DATA SHOWN:
^^^^^^^^
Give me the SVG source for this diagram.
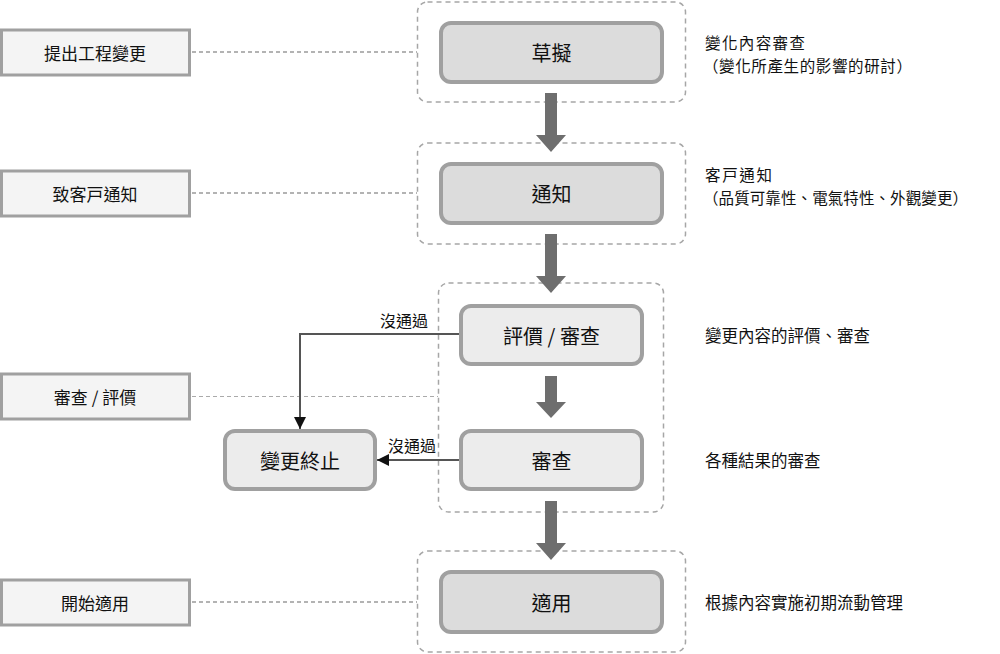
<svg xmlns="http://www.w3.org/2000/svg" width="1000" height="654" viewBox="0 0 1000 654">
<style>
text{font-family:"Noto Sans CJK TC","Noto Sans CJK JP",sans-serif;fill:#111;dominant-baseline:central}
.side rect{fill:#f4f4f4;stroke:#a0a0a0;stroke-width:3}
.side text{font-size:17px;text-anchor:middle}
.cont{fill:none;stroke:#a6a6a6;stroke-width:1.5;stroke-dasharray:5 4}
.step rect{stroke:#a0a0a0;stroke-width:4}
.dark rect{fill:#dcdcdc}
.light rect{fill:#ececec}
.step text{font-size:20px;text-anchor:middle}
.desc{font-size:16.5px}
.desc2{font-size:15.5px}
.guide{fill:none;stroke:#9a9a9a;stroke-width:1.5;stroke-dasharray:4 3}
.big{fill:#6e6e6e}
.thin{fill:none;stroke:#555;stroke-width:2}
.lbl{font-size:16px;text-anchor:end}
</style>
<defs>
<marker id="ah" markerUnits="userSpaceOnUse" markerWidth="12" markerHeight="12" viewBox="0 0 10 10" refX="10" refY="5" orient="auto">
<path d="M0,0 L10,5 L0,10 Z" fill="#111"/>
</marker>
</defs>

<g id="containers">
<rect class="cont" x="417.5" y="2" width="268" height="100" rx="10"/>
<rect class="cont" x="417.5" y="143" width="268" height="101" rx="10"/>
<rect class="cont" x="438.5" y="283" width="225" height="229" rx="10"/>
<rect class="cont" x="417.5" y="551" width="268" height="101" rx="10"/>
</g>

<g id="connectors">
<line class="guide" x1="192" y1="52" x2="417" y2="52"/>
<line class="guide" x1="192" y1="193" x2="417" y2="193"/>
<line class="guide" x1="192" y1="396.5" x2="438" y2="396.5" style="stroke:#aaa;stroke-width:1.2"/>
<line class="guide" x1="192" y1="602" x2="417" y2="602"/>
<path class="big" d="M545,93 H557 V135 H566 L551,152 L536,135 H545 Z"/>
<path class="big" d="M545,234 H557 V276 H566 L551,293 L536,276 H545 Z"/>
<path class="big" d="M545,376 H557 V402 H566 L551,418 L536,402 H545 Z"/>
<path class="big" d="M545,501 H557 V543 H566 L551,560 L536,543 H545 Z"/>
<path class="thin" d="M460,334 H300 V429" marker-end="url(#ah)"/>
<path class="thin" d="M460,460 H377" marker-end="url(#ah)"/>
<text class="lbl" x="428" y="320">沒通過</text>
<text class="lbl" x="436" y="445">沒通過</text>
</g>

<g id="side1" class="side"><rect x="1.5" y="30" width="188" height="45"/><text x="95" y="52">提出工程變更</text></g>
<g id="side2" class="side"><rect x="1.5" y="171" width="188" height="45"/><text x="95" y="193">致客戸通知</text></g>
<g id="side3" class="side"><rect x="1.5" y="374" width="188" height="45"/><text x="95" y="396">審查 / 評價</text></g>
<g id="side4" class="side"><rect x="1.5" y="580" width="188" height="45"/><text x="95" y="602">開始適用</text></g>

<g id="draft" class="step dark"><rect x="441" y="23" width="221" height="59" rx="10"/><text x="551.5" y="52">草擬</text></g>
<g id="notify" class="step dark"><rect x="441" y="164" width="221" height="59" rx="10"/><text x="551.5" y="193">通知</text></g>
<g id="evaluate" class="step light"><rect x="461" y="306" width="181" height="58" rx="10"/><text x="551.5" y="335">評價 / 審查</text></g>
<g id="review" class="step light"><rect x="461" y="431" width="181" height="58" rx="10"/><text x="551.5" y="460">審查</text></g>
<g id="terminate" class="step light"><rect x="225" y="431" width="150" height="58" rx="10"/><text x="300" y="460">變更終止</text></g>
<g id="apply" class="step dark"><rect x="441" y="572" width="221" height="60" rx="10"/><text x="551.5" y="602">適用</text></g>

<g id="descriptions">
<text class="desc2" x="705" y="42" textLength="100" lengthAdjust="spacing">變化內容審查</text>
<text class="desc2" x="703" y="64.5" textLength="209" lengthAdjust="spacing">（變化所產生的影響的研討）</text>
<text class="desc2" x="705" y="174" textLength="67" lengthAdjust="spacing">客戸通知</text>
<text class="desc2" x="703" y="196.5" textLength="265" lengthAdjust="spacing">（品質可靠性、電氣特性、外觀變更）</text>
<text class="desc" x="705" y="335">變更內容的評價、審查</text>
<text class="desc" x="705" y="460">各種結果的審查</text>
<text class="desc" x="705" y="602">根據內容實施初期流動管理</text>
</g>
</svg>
^^^^^^^^
WHAT YOU ARE ASKED TO DO:
Using the data above, print every line exactly, omitting pictures.

TASK ANSWER:
Give me the SVG source for this diagram.
<svg xmlns="http://www.w3.org/2000/svg" width="1000" height="654" viewBox="0 0 1000 654">
<style>
text{font-family:"Noto Sans CJK TC","Noto Sans CJK JP",sans-serif;fill:#111;dominant-baseline:central}
.side rect{fill:#f4f4f4;stroke:#a0a0a0;stroke-width:3}
.side text{font-size:17px;text-anchor:middle}
.cont{fill:none;stroke:#a6a6a6;stroke-width:1.5;stroke-dasharray:5 4}
.step rect{stroke:#a0a0a0;stroke-width:4}
.dark rect{fill:#dcdcdc}
.light rect{fill:#ececec}
.step text{font-size:20px;text-anchor:middle}
.desc{font-size:16.5px}
.desc2{font-size:15.5px}
.guide{fill:none;stroke:#9a9a9a;stroke-width:1.5;stroke-dasharray:4 3}
.big{fill:#6e6e6e}
.thin{fill:none;stroke:#555;stroke-width:2}
.lbl{font-size:16px;text-anchor:end}
</style>
<defs>
<marker id="ah" markerUnits="userSpaceOnUse" markerWidth="12" markerHeight="12" viewBox="0 0 10 10" refX="10" refY="5" orient="auto">
<path d="M0,0 L10,5 L0,10 Z" fill="#111"/>
</marker>
</defs>

<g id="containers">
<rect class="cont" x="417.5" y="2" width="268" height="100" rx="10"/>
<rect class="cont" x="417.5" y="143" width="268" height="101" rx="10"/>
<rect class="cont" x="438.5" y="283" width="225" height="229" rx="10"/>
<rect class="cont" x="417.5" y="551" width="268" height="101" rx="10"/>
</g>

<g id="connectors">
<line class="guide" x1="192" y1="52" x2="417" y2="52"/>
<line class="guide" x1="192" y1="193" x2="417" y2="193"/>
<line class="guide" x1="192" y1="396.5" x2="438" y2="396.5" style="stroke:#aaa;stroke-width:1.2"/>
<line class="guide" x1="192" y1="602" x2="417" y2="602"/>
<path class="big" d="M545,93 H557 V135 H566 L551,152 L536,135 H545 Z"/>
<path class="big" d="M545,234 H557 V276 H566 L551,293 L536,276 H545 Z"/>
<path class="big" d="M545,376 H557 V402 H566 L551,418 L536,402 H545 Z"/>
<path class="big" d="M545,501 H557 V543 H566 L551,560 L536,543 H545 Z"/>
<path class="thin" d="M460,334 H300 V429" marker-end="url(#ah)"/>
<path class="thin" d="M460,460 H377" marker-end="url(#ah)"/>
<text class="lbl" x="428" y="320">沒通過</text>
<text class="lbl" x="436" y="445">沒通過</text>
</g>

<g id="side1" class="side"><rect x="1.5" y="30" width="188" height="45"/><text x="95" y="52">提出工程變更</text></g>
<g id="side2" class="side"><rect x="1.5" y="171" width="188" height="45"/><text x="95" y="193">致客戸通知</text></g>
<g id="side3" class="side"><rect x="1.5" y="374" width="188" height="45"/><text x="95" y="396">審查 / 評價</text></g>
<g id="side4" class="side"><rect x="1.5" y="580" width="188" height="45"/><text x="95" y="602">開始適用</text></g>

<g id="draft" class="step dark"><rect x="441" y="23" width="221" height="59" rx="10"/><text x="551.5" y="52">草擬</text></g>
<g id="notify" class="step dark"><rect x="441" y="164" width="221" height="59" rx="10"/><text x="551.5" y="193">通知</text></g>
<g id="evaluate" class="step light"><rect x="461" y="306" width="181" height="58" rx="10"/><text x="551.5" y="335">評價 / 審查</text></g>
<g id="review" class="step light"><rect x="461" y="431" width="181" height="58" rx="10"/><text x="551.5" y="460">審查</text></g>
<g id="terminate" class="step light"><rect x="225" y="431" width="150" height="58" rx="10"/><text x="300" y="460">變更終止</text></g>
<g id="apply" class="step dark"><rect x="441" y="572" width="221" height="60" rx="10"/><text x="551.5" y="602">適用</text></g>

<g id="descriptions">
<text class="desc2" x="705" y="42" textLength="100" lengthAdjust="spacing">變化內容審查</text>
<text class="desc2" x="703" y="64.5" textLength="209" lengthAdjust="spacing">（變化所產生的影響的研討）</text>
<text class="desc2" x="705" y="174" textLength="67" lengthAdjust="spacing">客戸通知</text>
<text class="desc2" x="703" y="196.5" textLength="265" lengthAdjust="spacing">（品質可靠性、電氣特性、外觀變更）</text>
<text class="desc" x="705" y="335">變更內容的評價、審查</text>
<text class="desc" x="705" y="460">各種結果的審查</text>
<text class="desc" x="705" y="602">根據內容實施初期流動管理</text>
</g>
</svg>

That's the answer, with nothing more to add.